The financial ratings firm Standard & Poor’s has struck a settlement agreement with the Justice Department and 19 states — including Indiana — in a case that alleged the company defrauded investors.
The lawsuit alleged that S&P allowed lucrative fees from investment banks to shape its analysis of those company’s products, despite claiming that its ratings were independent. The lawsuit further alleged that S&P inflated credit ratings of toxic assets that Wall Street investment banks sold. The misconduct began in 2001 and peaked near the height of the national mortgage crisis.
The Justice Department alleged that S&P “falsely represented that its ratings were objective, independent, and uninfluenced by S&P’s relationships with investment banks when, in actuality, S&P’s desire for increased revenue and market share led it to favor the interests of these banks over investors.”
“The settlement we have reached today not only makes clear that this kind of conduct will never be tolerated by the Department of Justice – it also underscores our strong and ongoing commitment to pursue any company or entity that violated the law and contributed to the financial crisis of 2008,” Attorney General Eric Holder said today.
The settlement requires S&P’s parent company, McGraw Hill Financial, to pay $1.375 billion. The Justice Department will receive $687.5 million and the rest will be divided among the states that were included in the lawsuit. Indiana joined 18 other states and DC in the settlement agreement.
Indiana Attorney General Greg Zoeller says that Indiana will receive $21.5 million from the settlement. A majority of that money will go to the state’s General Fund.

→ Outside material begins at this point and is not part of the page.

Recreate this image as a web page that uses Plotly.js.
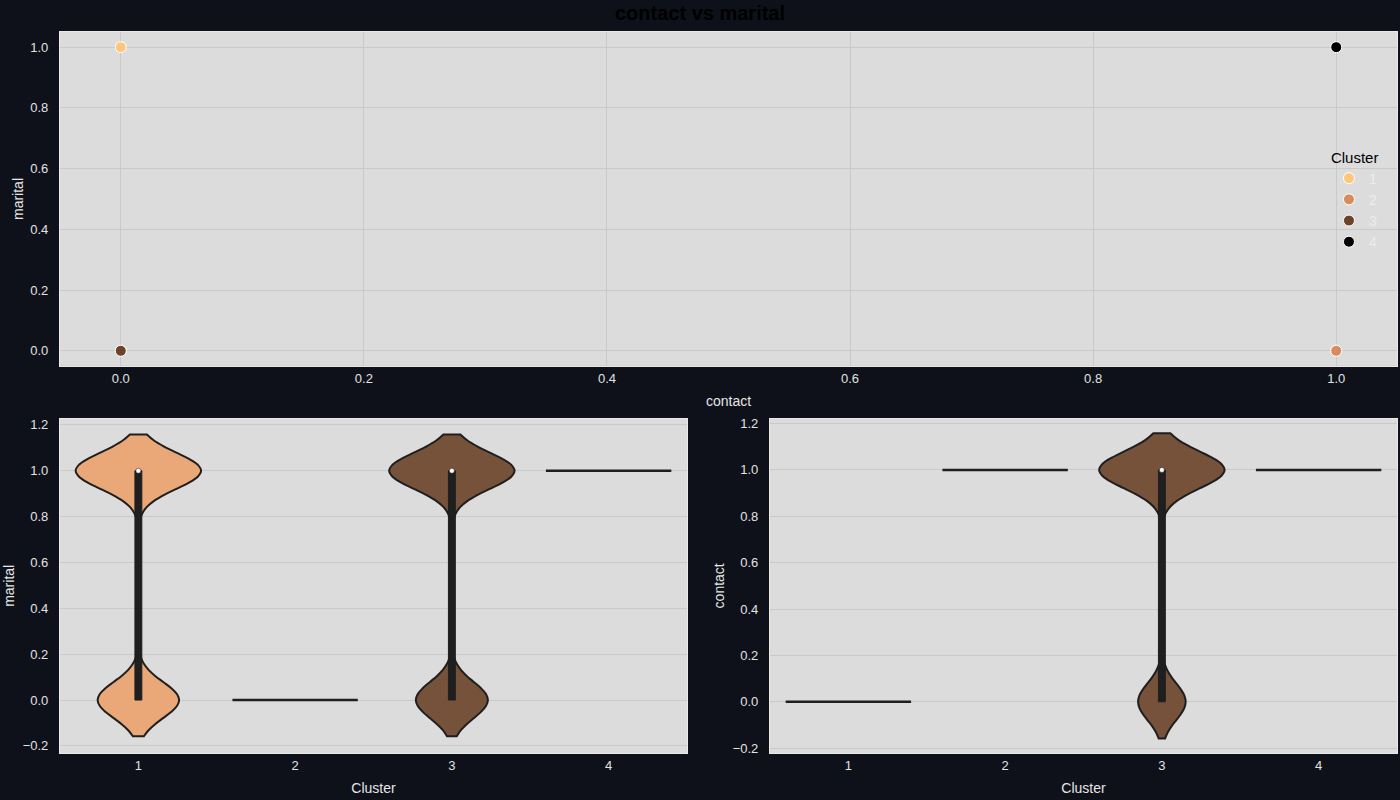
<!DOCTYPE html>
<html>
<head>
<meta charset="utf-8">
<script src="https://cdn.plot.ly/plotly-3.0.1.min.js"></script>
<style>
  html, body { margin: 0; padding: 0; background: #0e1119; }
  #chart { width: 1400px; height: 800px; }
</style>
</head>
<body>
<div id="chart"></div>
<script>
// ---- data ----
const clusters = [1, 2, 3, 4];
const clusterColors = ['#fec67a', '#d68c5c', '#6b4328', '#000000'];
const violinFills = ['#eaa778', '#cf8f66', '#76523a', '#222222'];

// (contact, marital) combinations
const comboContact = [0, 0, 1, 1];
const comboMarital = [0, 1, 0, 1];
// estimated counts of each combination per cluster
const countsC1 = [65, 100, 0, 0];
const countsC2 = [0, 0, 100, 0];
const countsC3 = [55, 0, 18, 127];
const countsC4 = [0, 0, 0, 100];
const clusterCounts = [countsC1, countsC2, countsC3, countsC4];

// drawing order of the scatter (later = on top)
const scatterOrder = [1, 3, 2, 4];

// ---- helpers ----
function samples(counts, values) {
  const out = [];
  counts.forEach((n, i) => { for (let k = 0; k < n; k++) out.push(values[i]); });
  return out;
}
function median(arr) {
  const s = arr.slice().sort((a, b) => a - b);
  const m = Math.floor(s.length / 2);
  return s.length % 2 ? s[m] : (s[m - 1] + s[m]) / 2;
}

const traces = [];

// top scatter
scatterOrder.forEach(c => {
  const i = clusters.indexOf(c);
  const xs = [], ys = [];
  clusterCounts[i].forEach((n, j) => {
    if (n > 0) { xs.push(comboContact[j]); ys.push(comboMarital[j]); }
  });
  traces.push({
    type: 'scatter', mode: 'markers', x: xs, y: ys,
    name: String(c), legendrank: c,
    marker: { color: clusterColors[i], size: 11, line: { color: '#ffffff', width: 1 } },
    xaxis: 'x', yaxis: 'y', hoverinfo: 'x+y+name'
  });
});

// bottom violins
const VW = 0.8;
function addViolins(values, xa, ya) {
  clusters.forEach((c, i) => {
    const ys = samples(clusterCounts[i], values);
    const uniq = Array.from(new Set(ys));
    if (uniq.length === 1) {
      traces.push({
        type: 'scatter', mode: 'lines',
        x: [c - VW / 2, c + VW / 2], y: [uniq[0], uniq[0]],
        line: { color: '#1f1f1f', width: 2.5 },
        showlegend: false, xaxis: xa, yaxis: ya, hoverinfo: 'y'
      });
    } else {
      traces.push({
        type: 'violin', x0: c, y: ys, width: VW, scalemode: 'width',
        bandwidth: 0.079, spanmode: 'soft', points: false,
        fillcolor: violinFills[i], opacity: 1,
        line: { color: '#1f1f1f', width: 2 },
        box: { visible: true, width: 0.055, fillcolor: '#1f1f1f', line: { color: '#1f1f1f', width: 1 } },
        meanline: { visible: false },
        showlegend: false, xaxis: xa, yaxis: ya, hoverinfo: 'y'
      });
      traces.push({
        type: 'scatter', mode: 'markers', x: [c], y: [median(ys)],
        marker: { color: '#ffffff', size: 5, line: { color: '#1f1f1f', width: 0.5 } },
        showlegend: false, xaxis: xa, yaxis: ya, hoverinfo: 'y'
      });
    }
  });
}
addViolins(comboMarital, 'x2', 'y2');
addViolins(comboContact, 'x3', 'y3');

// ---- layout ----
const tickFont = { family: 'Arial, Liberation Sans, sans-serif', size: 13, color: '#e2e2e2' };
const titleFont = { family: 'Arial, Liberation Sans, sans-serif', size: 14, color: '#e6e6e6' };
const base = {
  showgrid: true, gridcolor: '#c9c9c9', gridwidth: 1, zeroline: false,
  showline: true, linecolor: '#e9e9e9', linewidth: 1.2, mirror: true,
  tickfont: tickFont, ticks: '', automargin: false
};

const layout = {
  width: 1400, height: 800,
  paper_bgcolor: '#0e1119', plot_bgcolor: '#dcdcdc',
  margin: { l: 60, r: 3, t: 32, b: 47 },
  title: { text: '<b>contact vs marital</b>', x: 0.5, xanchor: 'center', y: 0.984, yanchor: 'middle', yref: 'container',
           font: { family: 'Arial, Liberation Sans, sans-serif', size: 20, color: '#000000' } },
  showlegend: true,
  legend: {
    x: 0.9491, xanchor: 'left', y: 0.846, yanchor: 'top', bgcolor: 'rgba(0,0,0,0)',
    traceorder: 'normal',
    font: { family: 'Arial, Liberation Sans, sans-serif', size: 14, color: '#ececec' },
    title: { text: 'Cluster', font: { family: 'Arial, Liberation Sans, sans-serif', size: 15, color: '#000000' } }
  },
  xaxis: Object.assign({}, base, { domain: [0, 1], anchor: 'y', range: [-0.05, 1.05], dtick: 0.2, tick0: 0, tickformat: '.1f',
    title: { text: 'contact', font: titleFont, standoff: 11 } }),
  yaxis: Object.assign({}, base, { domain: [0.5368, 1], anchor: 'x', range: [-0.05, 1.05], dtick: 0.2, tick0: 0, tickformat: '.1f',
    ticklabelstandoff: 8, title: { text: 'marital', font: titleFont, standoff: 3 } }),
  xaxis2: Object.assign({}, base, { domain: [0, 0.46896], anchor: 'y2', range: [0.5, 4.5], tickvals: clusters, ticktext: clusters.map(String), showgrid: false,
    title: { text: 'Cluster', font: titleFont, standoff: 11 } }),
  yaxis2: Object.assign({}, base, { domain: [0, 0.4637], anchor: 'x2', range: [-0.231, 1.227], dtick: 0.2, tick0: 0, tickformat: '.1f',
    ticklabelstandoff: 8, title: { text: 'marital', font: titleFont, standoff: 4 } }),
  xaxis3: Object.assign({}, base, { domain: [0.53104, 1], anchor: 'y3', range: [0.5, 4.5], tickvals: clusters, ticktext: clusters.map(String), showgrid: false,
    title: { text: 'Cluster', font: titleFont, standoff: 11 } }),
  yaxis3: Object.assign({}, base, { domain: [0, 0.4637], anchor: 'x3', range: [-0.221, 1.221], dtick: 0.2, tick0: 0, tickformat: '.1f',
    ticklabelstandoff: 8, title: { text: 'contact', font: titleFont, standoff: 4 } })
};

Plotly.newPlot('chart', traces, layout, { displayModeBar: false, responsive: false });
</script>
</body>
</html>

The other states that participated in the lawsuit include: Arizona, Arkansas, California, Colorado, Connecticut, Delaware, Idaho, Illinois, Iowa, Maine, Mississippi, Missouri, New Jersey, North Carolina, Pennsylvania, South Carolina, Tennessee and Washington as well as the District of Columbia.
To put the settlement in perspective, S&P’s parent company posted revenue roughly four times greater than this settlement in fiscal year 2013.
S&P did not acknowledge any wrongdoing as part of the settlement agreement.